§ **LISTING**
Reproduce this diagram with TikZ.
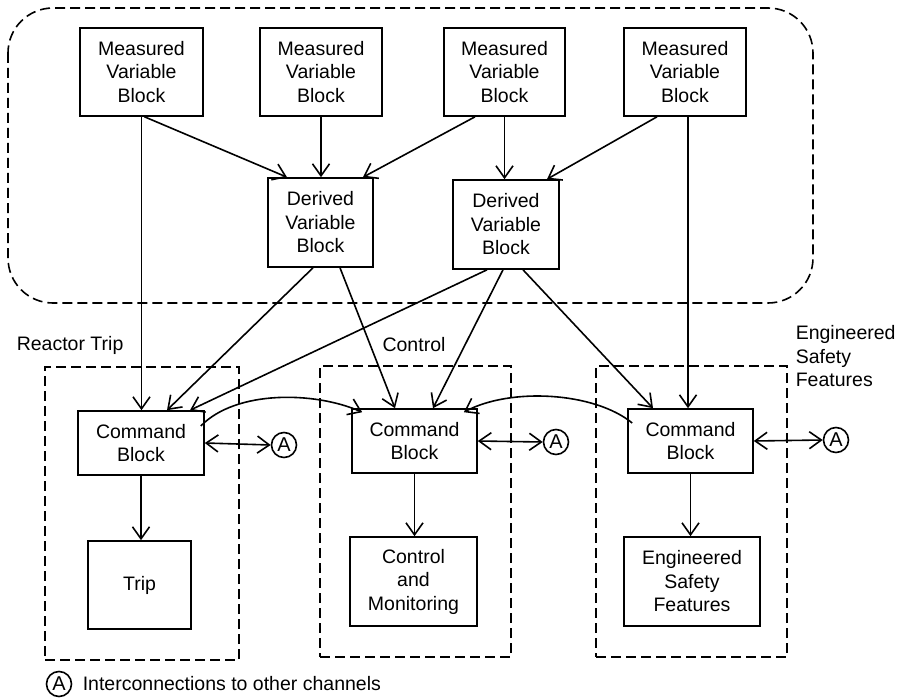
\documentclass[tikz,border=0pt]{standalone}
\usepackage{fontspec}
\setmainfont{Liberation Sans}
\usetikzlibrary{arrows.meta}
\begin{document}
\begin{tikzpicture}[x=1pt,y=-1pt,
  line width=1.6pt,
  every node/.style={font=\fontsize{19.5}{23.5}\selectfont, align=center, inner sep=0pt},
  blk/.style={draw, line width=1.6pt},
  grp/.style={draw, dashed, dash pattern=on 10pt off 5pt, line width=1.6pt},
  arr/.style={-{Straight Barb[length=12pt,width=17pt,line width=1.6pt]}},
  darr/.style={{Straight Barb[length=12pt,width=17pt,line width=1.6pt]}-{Straight Barb[length=12pt,width=17pt,line width=1.6pt]}},
  chan/.style={draw, circle, minimum size=25pt, line width=1.6pt, font=\fontsize{20}{20}\selectfont},
  lbl/.style={font=\fontsize{19.5}{23.5}\selectfont}
]
\useasboundingbox (0,0) rectangle (900,698);

% shared measurement area
\draw[dashed, dash pattern=on 10pt off 5pt, line width=1.6pt, rounded corners=45pt]
  (8,8) rectangle (813,303);

% measured and derived variable blocks
\node[blk, minimum width=123pt, minimum height=88pt] (mv1) at (141.5,72) {Measured\\Variable\\Block};
\node[blk, minimum width=122pt, minimum height=88pt] (mv2) at (321,72) {Measured\\Variable\\Block};
\node[blk, minimum width=121pt, minimum height=88pt] (mv3) at (504.5,72) {Measured\\Variable\\Block};
\node[blk, minimum width=122pt, minimum height=88pt] (mv4) at (685,72) {Measured\\Variable\\Block};
\node[blk, minimum width=105pt, minimum height=89pt] (dv1) at (320.5,222.5) {Derived\\Variable\\Block};
\node[blk, minimum width=106pt, minimum height=89pt] (dv2) at (506,224.5) {Derived\\Variable\\Block};

% channel groups
\node[grp, minimum width=194pt, minimum height=293pt] (g1) at (142,513.5) {};
\node[grp, minimum width=191pt, minimum height=291pt] (g2) at (415.5,511.5) {};
\node[grp, minimum width=191pt, minimum height=291pt] (g3) at (691.5,511.5) {};
\node[lbl, anchor=west] (l1) at (16,345) {Reactor Trip};
\node[lbl] (l2) at (414,345) {Control};
\node[lbl, anchor=north west, align=left] (l3) at (795,325) {Engineered\\Safety\\Features};

% command blocks and outputs
\node[blk, minimum width=126pt, minimum height=64pt] (cb1) at (141,443) {Command\\Block};
\node[blk, minimum width=125pt, minimum height=64pt] (cb2) at (414.5,441) {Command\\Block};
\node[blk, minimum width=125pt, minimum height=64pt] (cb3) at (690.5,441) {Command\\Block};
\node[blk, minimum width=103pt, minimum height=88pt] (trip) at (139.5,585) {Trip};
\node[blk, minimum width=127pt, minimum height=89pt] (cm) at (413.5,581.5) {Control\\and\\Monitoring};
\node[blk, minimum width=136pt, minimum height=89pt] (esf) at (692,581.5) {Engineered\\Safety\\Features};

% interconnection markers
\node[chan] (a1) at (284,445) {A};
\node[chan] (a2) at (556,442) {A};
\node[chan] (a3) at (836,440) {A};

% measured -> derived
\draw[arr] ([xshift=3pt]mv1.south) -- ([xshift=-33.5pt]dv1.north);
\draw[arr] (mv2.south) -- (mv2.south |- dv1.north);
\draw[arr] ([xshift=-29.5pt]mv3.south) -- ([xshift=42.5pt]dv1.north);
\draw[arr] (mv3.south) -- (mv3.south |- dv2.north);
\draw[arr] ([xshift=-28pt]mv4.south) -- ([xshift=41pt]dv2.north);

% direct measured -> command
\draw[arr] (mv1.south) -- (mv1.south |- cb1.north);
\draw[arr] ([xshift=3pt]mv4.south) -- ([xshift=3pt]mv4.south |- cb3.north);

% derived -> command
\draw[arr] ([xshift=-7.5pt]dv1.south) -- ([xshift=26pt]cb1.north);
\draw[arr] ([xshift=19.5pt]dv1.south) -- ([xshift=-19.5pt]cb2.north);
\draw[arr] ([xshift=-19pt]dv2.south) -- ([xshift=49pt]cb1.north);
\draw[arr] ([xshift=-3pt]dv2.south) -- ([xshift=18.5pt]cb2.north);
\draw[arr] ([xshift=17pt]dv2.south) -- ([xshift=-37.5pt]cb3.north);

% command -> outputs
\draw[arr] (cb1.south) -- (cb1.south |- trip.north);
\draw[arr] (cb2.south) -- (cb2.south |- cm.north);
\draw[arr] (cb3.south) -- (cb3.south |- esf.north);

% links between command blocks
\draw[arr] ([xshift=-4pt,yshift=17pt]cb1.east)
  .. controls +(35,-36) and +(-48,-21) .. ([xshift=11pt,yshift=-4pt]cb2.north west);
\draw[arr] ([xshift=5pt,yshift=18pt]cb3.west)
  .. controls +(-38,-31) and +(47,-25) .. ([xshift=-14pt,yshift=-4pt]cb2.north east);

% links to other channels
\draw[darr] (cb1.east) -- (a1.west);
\draw[darr] (cb2.east) -- (a2.west);
\draw[darr] (cb3.east) -- (a3.west);

% legend
\node[chan] (ka) at (59,684) {A};
\node[lbl, anchor=west] (kt) at (82,684) {Interconnections to other channels};
\end{tikzpicture}
\end{document}
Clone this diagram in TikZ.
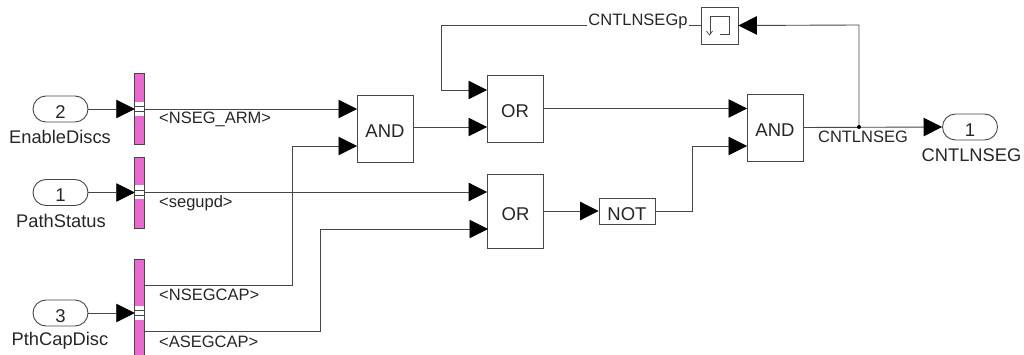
\documentclass[tikz,border=0pt]{standalone}
\usepackage{fontspec}
\setmainfont{Liberation Sans}
\usetikzlibrary{arrows.meta}
\definecolor{busc}{RGB}{232,106,206}
\definecolor{ln}{RGB}{70,70,70}
\tikzset{
  x=1pt,y=-1pt,
  wire/.style={draw=ln,line width=0.9pt},
  arrowwire/.style={wire,-{Triangle[length=18.5pt,width=18.5pt,fill=black,color=black]}},
  gate/.style={draw=ln,line width=0.9pt,fill=white,minimum width=56pt,minimum height=67pt,inner sep=0pt,text height=18.5pt,text depth=0pt,font=\fontsize{18.5}{18.5}\selectfont,text=black!85},
  port/.style={draw=ln,line width=0.9pt,rounded corners=13pt,minimum width=55pt,minimum height=26pt,inner sep=0pt,text height=18.5pt,text depth=0pt,font=\fontsize{18.5}{18.5}\selectfont,text=black!85},
  bus/.style={draw=ln,line width=0.9pt,fill=busc,minimum width=9.5pt,inner sep=0pt},
  lab/.style={inner sep=0pt,font=\fontsize{16.5}{16.5}\selectfont,text=black!85},
  blab/.style={inner sep=0pt,font=\fontsize{18.3}{18.3}\selectfont,text=black!85},
  slot/.style={fill=white,minimum width=8.5pt,minimum height=14pt,inner sep=0pt},
  slotline/.style={draw=ln,line width=0.6pt}
}
\begin{document}
\begin{tikzpicture}
\useasboundingbox (0,0) rectangle (1024,355);
% blocks
\node[port] (p2) at (60.5,109) {2};
\node[port] (p1) at (60.5,192.5) {1};
\node[port] (p3) at (60.5,313) {3};
\node[port] (pout) at (970,127) {1};
\node[bus,minimum height=71pt] (b1) at (139.5,108.5) {};
\node[bus,minimum height=71pt] (b2) at (139.5,192.5) {};
\path[draw=ln,line width=0.9pt,fill=busc] (134.75,360) -- (134.75,259) -- (144.25,259) -- (144.25,360);
\coordinate (b3) at (134.75,313);
\coordinate (b3a) at (144.25,285);
\coordinate (b3b) at (144.25,331);
\foreach \n/\y in {a/109,c/192.5,e/313}{
  \node[slot] (s\n) at (139.5,\y) {};
  \draw[slotline] (134.75,\y-2.5) -- (144.25,\y-2.5);
  \draw[slotline] (134.75,\y+2.5) -- (144.25,\y+2.5);
}
\node[gate] (and1) at (385,128.5) {AND};
\node[gate] (or1) at (515,108.5) {OR};
\node[gate,minimum height=74pt] (or2) at (515.5,211) {OR};
\node[gate] (and2) at (775,127.5) {AND};
\node[gate,minimum height=26pt] (not) at (627,211) {NOT};
\node[gate,minimum width=37pt,minimum height=37pt] (ud) at (719.5,25.5) {};
\coordinate (j) at (859,127);
\coordinate (c1) at (441,25);
\coordinate (c2) at (292,146);
\coordinate (c3) at (320,229);
\coordinate (c4) at (692,146);
\coordinate (t) at (859,25);
% wires
\draw[arrowwire] (p2.east) -- (134.75,109);
\draw[arrowwire] (p1.east) -- (134.75,192.5);
\draw[arrowwire] (p3.east) -- (b3);
\draw[arrowwire] (144.25,109) -- (357,109);
\draw[arrowwire] (144.25,192) -- (or2.west |- 0,192);
\draw[arrowwire] (b3a) -- (292,285) -- (c2) -- (357,146);
\draw[arrowwire] (b3b) -- (320,331) -- (c3) -- (488,229);
\draw[arrowwire] (and1.east |- 0,127) -- (487,127);
\draw[arrowwire] (or1.east) -- (747,108.5);
\draw[arrowwire] (or2.east) -- (not.west);
\draw[arrowwire] (not.east) -- (692,211) -- (c4) -- (747,146);
\draw[arrowwire] (and2.east) -- (pout.west);
\draw[arrowwire] (j) -- (t) -- (ud.east);
\draw[wire] (ud.west) -- (441,25.5);
\draw[arrowwire] (441,25.5) -- (441,90) -- (487,90);
\fill[black] (j) circle (2pt);
% delay glyph
\draw[ln,line width=0.8pt] (710,34) -- (710,16) -- (729,16) -- (729,34.5) -- (720,34.5);
\draw[ln,line width=0.7pt] (706.5,31) -- (709.5,35) -- (712.5,31);
% labels
\node[blab] (l1) at (60,137) {EnableDiscs};
\node[blab] (l2) at (61,221) {PathStatus};
\node[blab] (l3) at (60,341) {PthCapDisc};
\node[lab,anchor=west] (l4) at (159,119) {<NSEG\_ARM>};
\node[lab,anchor=west] (l5) at (159,203) {<segupd>};
\node[lab,anchor=west] (l6) at (159,295) {<NSEGCAP>};
\node[lab,anchor=west] (l7) at (159,342) {<ASEGCAP>};
\node[lab] (l8) at (863,137) {CNTLNSEG};
\node[blab] (l9) at (971.5,155) {CNTLNSEG};
\node[lab,fill=white,inner xsep=1pt] (l10) at (638,21) {CNTLNSEGp};
\end{tikzpicture}
\end{document}
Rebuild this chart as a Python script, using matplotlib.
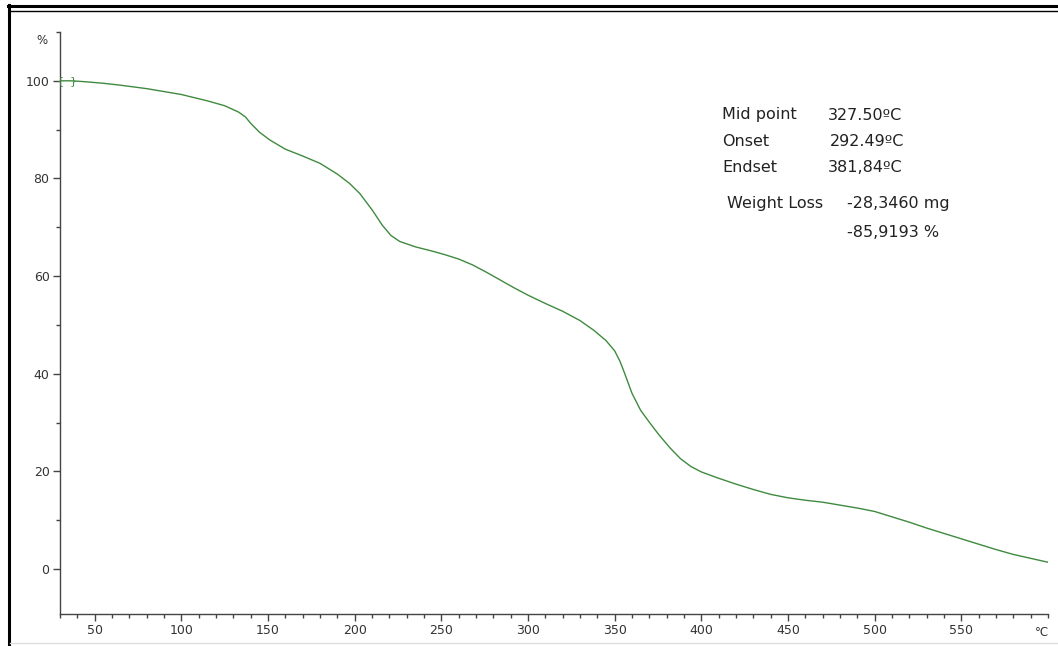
import matplotlib
matplotlib.use("Agg")
import matplotlib.pyplot as plt
from matplotlib.lines import Line2D
from matplotlib.ticker import MultipleLocator

# TGA curve: temperature (°C) vs remaining mass (%)
temperature = [30, 37, 45, 55, 65, 80, 100, 115, 125, 133, 137, 140, 145, 151,
               160, 170, 180, 190, 197, 203, 210, 216, 221, 226, 235, 245, 252,
               260, 268, 276, 284, 292, 300, 310, 320, 330, 338, 345, 350, 353,
               355, 360, 365, 371, 376, 382, 388, 394, 400, 410, 420, 430, 440,
               450, 460, 470, 480, 490, 500, 510, 520, 530, 540, 550, 560, 570,
               580, 590, 600]
mass_pct = [100.0, 100.0, 99.8, 99.5, 99.1, 98.4, 97.2, 95.9, 94.9, 93.6, 92.6,
            91.3, 89.5, 87.9, 86.0, 84.6, 83.1, 80.9, 79.0, 76.9, 73.6, 70.4,
            68.3, 67.1, 66.0, 65.1, 64.4, 63.5, 62.3, 60.8, 59.2, 57.6, 56.1,
            54.4, 52.8, 50.9, 48.9, 46.8, 44.7, 42.6, 40.8, 36.0, 32.5, 29.6,
            27.3, 24.8, 22.6, 21.0, 19.9, 18.6, 17.4, 16.3, 15.3, 14.6, 14.1,
            13.7, 13.1, 12.5, 11.8, 10.7, 9.6, 8.4, 7.3, 6.2, 5.1, 4.0, 3.0,
            2.2, 1.4]

# evaluation range markers
range_start, range_end = 30, 37.5

result_labels = ["Mid point", "Onset", "Endset"]
result_values = ["327.50ºC", "292.49ºC", "381,84ºC"]
loss_label = "Weight Loss"
loss_values = ["-28,3460 mg", "-85,9193 %"]

W, H = 1058, 646
fig = plt.figure(figsize=(W / 100, H / 100), dpi=100)
fig.patch.set_facecolor("white")

ax = fig.add_axes([60 / W, (H - 614) / H, 988 / W, 582 / H])
ax.set_xlim(30, 600)
ax.set_ylim(-9.2, 110)

curve_color = "#3f8a3f"
ax.plot(temperature, mass_pct, color=curve_color, lw=1.0)
ax.text(range_start, 100, "{", color=curve_color, fontsize=8,
        ha="center", va="center")
ax.text(range_end, 100, "}", color=curve_color, fontsize=8,
        ha="center", va="center")

axis_color = "#444444"
for s in ["top", "right"]:
    ax.spines[s].set_visible(False)
for s in ["left", "bottom"]:
    ax.spines[s].set_color(axis_color)
    ax.spines[s].set_linewidth(1.0)

ax.xaxis.set_minor_locator(MultipleLocator(10))
ax.yaxis.set_minor_locator(MultipleLocator(10))
ax.set_xticks([50, 100, 150, 200, 250, 300, 350, 400, 450, 500, 550])
ax.set_yticks([0, 20, 40, 60, 80, 100])
ax.tick_params(axis="both", which="major", length=5, width=1, color=axis_color,
               labelsize=9, labelcolor="#333333", pad=2.5)
ax.tick_params(axis="both", which="minor", length=3, width=1, color=axis_color)

fig.text(42 / W, 1 - 40 / H, "%", fontsize=8.5, color="#333333",
         ha="center", va="center")
fig.text(1042 / W, 1 - 633 / H, "°C", fontsize=8.5, color="#333333",
         ha="center", va="center")

# results block
text_kw = dict(fontsize=11.5, color="#222222", va="center", ha="left")
for i, (lab, val) in enumerate(zip(result_labels, result_values)):
    y = 1 - (115 + 26 * i) / H
    fig.text(722 / W, y, lab, **text_kw)
    fig.text((828 + (2 if i == 1 else 0)) / W, y, val, **text_kw)
fig.text(727 / W, 1 - 203 / H, loss_label, **text_kw)
fig.text(847 / W, 1 - 203 / H, loss_values[0], **text_kw)
fig.text(847 / W, 1 - 233 / H, loss_values[1], **text_kw)

# window frame
fig.add_artist(Line2D([8 / W, 1], [1 - 6 / H, 1 - 6 / H], color="black", lw=2.2))
fig.add_artist(Line2D([10 / W, 1], [1 - 11 / H, 1 - 11 / H], color="black", lw=1.0))
fig.add_artist(Line2D([9 / W, 9 / W], [0, 1 - 5 / H], color="black", lw=2.2))
fig.add_artist(Line2D([10 / W, 1], [1 - 643 / H, 1 - 643 / H], color="#dddddd", lw=1.0))

fig.savefig("out.png", dpi=100, facecolor="white")
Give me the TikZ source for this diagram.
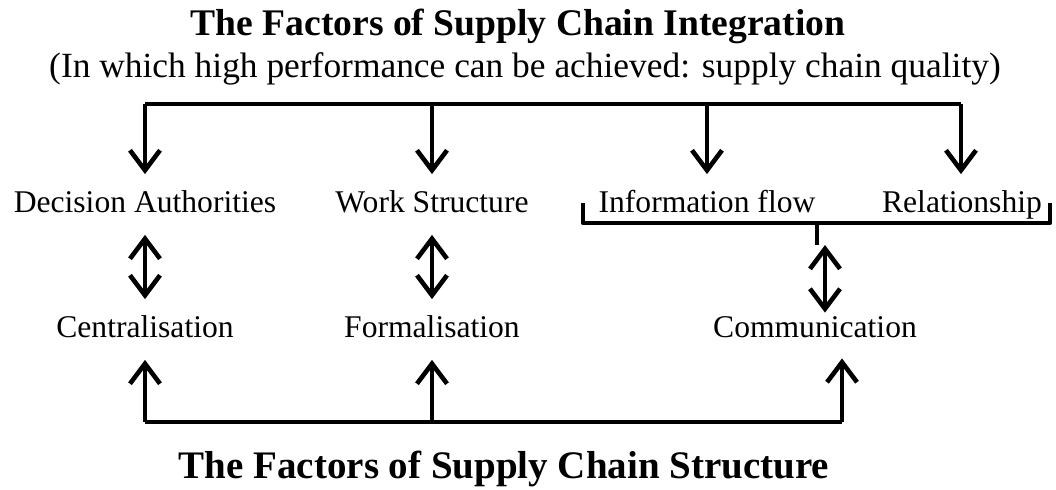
\documentclass[tikz,border=0pt]{standalone}
\usepackage{fontspec}
\setmainfont{Liberation Serif}
\usetikzlibrary{arrows.meta}
\begin{document}
\begin{tikzpicture}[x=0.5pt,y=-0.5pt,
  every node/.style={inner xsep=0pt},
  lbl/.style={font=\fontsize{15.8}{18}\selectfont, text height=11pt, text depth=3.5pt, inner ysep=7.75pt},
  ttl/.style={font=\fontsize{18.8}{22}\selectfont\bfseries, anchor=base},
  sub/.style={font=\fontsize{17.7}{20}\selectfont, anchor=base},
  ln/.style={line width=2.3pt, line join=round},
  arr/.style={ln, -{Straight Barb[length=10pt,width=15pt,line width=2.3pt]}},
  dbl/.style={ln, {Straight Barb[length=10pt,width=15pt,line width=2.3pt]}-{Straight Barb[length=10pt,width=15pt,line width=2.3pt]}}]
\useasboundingbox (0,0) rectangle (1056,489);

% headings
\node[ttl] (title) at (518,35) {The Factors of Supply Chain Integration};
\node[sub] (subtitle) at (525,77) {(In which high performance can be achieved: supply chain quality)};
\node[ttl, font=\fontsize{19.5}{22}\selectfont\bfseries] (bottom) at (504,478) {The Factors of Supply Chain Structure};

% integration factors
\node[lbl] (da) at (145,204.5) {Decision Authorities};
\node[lbl] (ws) at (432,204.5) {Work Structure};
\node[lbl] (if) at (707,204.5) {Information flow};
\node[lbl] (rel) at (962,204.5) {Relationship};

% structure factors
\node[lbl] (cen) at (145,329.5) {Centralisation};
\node[lbl] (for) at (432,329.5) {Formalisation};
\node[lbl, inner ysep=1pt] (com) at (815,329.5) {Communication};

% top distribution bar
\coordinate (tl) at (145,104);
\coordinate (tr) at (961,104);
\draw[ln] (tl) -- (tr);
\draw[arr] (tl) -- (tl |- da.north);
\draw[arr] (tl -| ws.north) -- (ws.north);
\draw[arr] (tl -| if.north) -- (if.north);
\draw[arr] (tr) -- (tr |- rel.north);

% bracket grouping information flow and relationship
\coordinate (bl) at (583,203);
\coordinate (br) at (1050,203);
\coordinate (tick) at (817,223);
\draw[ln] (bl) -- ++(0,20) -- ([yshift=20*-0.5pt]br) -- (br);
\draw[ln] (tick) -- ++(0,22) coordinate (tickend);

% two-way links
\draw[dbl] (da.south) -- (cen.north);
\draw[dbl] (ws.south) -- (for.north);
\draw[dbl] ([xshift=4pt]tickend) -- ([xshift=4pt]tickend |- com.north);

% bottom collecting bar
\coordinate (bbl) at (145,422);
\coordinate (bbr) at (842,422);
\draw[ln] (bbl) -- (bbr);
\draw[arr] (bbl) -- (bbl |- cen.south);
\draw[arr] (bbl -| for.south) -- (for.south);
\draw[arr, shorten >=6pt] (bbr) -- (bbr |- com.south);
\end{tikzpicture}
\end{document}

§ **WHAT YOU HAVE TO DO**
Restate each line from the start of the listing through the line bearing "(8,8) rectangle (813,303);" word for word. Drop the pictures.

§ **SOLUTION TO THIS TASK**
Reproduce this diagram with TikZ.
\documentclass[tikz,border=0pt]{standalone}
\usepackage{fontspec}
\setmainfont{Liberation Sans}
\usetikzlibrary{arrows.meta}
\begin{document}
\begin{tikzpicture}[x=1pt,y=-1pt,
  line width=1.6pt,
  every node/.style={font=\fontsize{19.5}{23.5}\selectfont, align=center, inner sep=0pt},
  blk/.style={draw, line width=1.6pt},
  grp/.style={draw, dashed, dash pattern=on 10pt off 5pt, line width=1.6pt},
  arr/.style={-{Straight Barb[length=12pt,width=17pt,line width=1.6pt]}},
  darr/.style={{Straight Barb[length=12pt,width=17pt,line width=1.6pt]}-{Straight Barb[length=12pt,width=17pt,line width=1.6pt]}},
  chan/.style={draw, circle, minimum size=25pt, line width=1.6pt, font=\fontsize{20}{20}\selectfont},
  lbl/.style={font=\fontsize{19.5}{23.5}\selectfont}
]
\useasboundingbox (0,0) rectangle (900,698);

% shared measurement area
\draw[dashed, dash pattern=on 10pt off 5pt, line width=1.6pt, rounded corners=45pt]
  (8,8) rectangle (813,303);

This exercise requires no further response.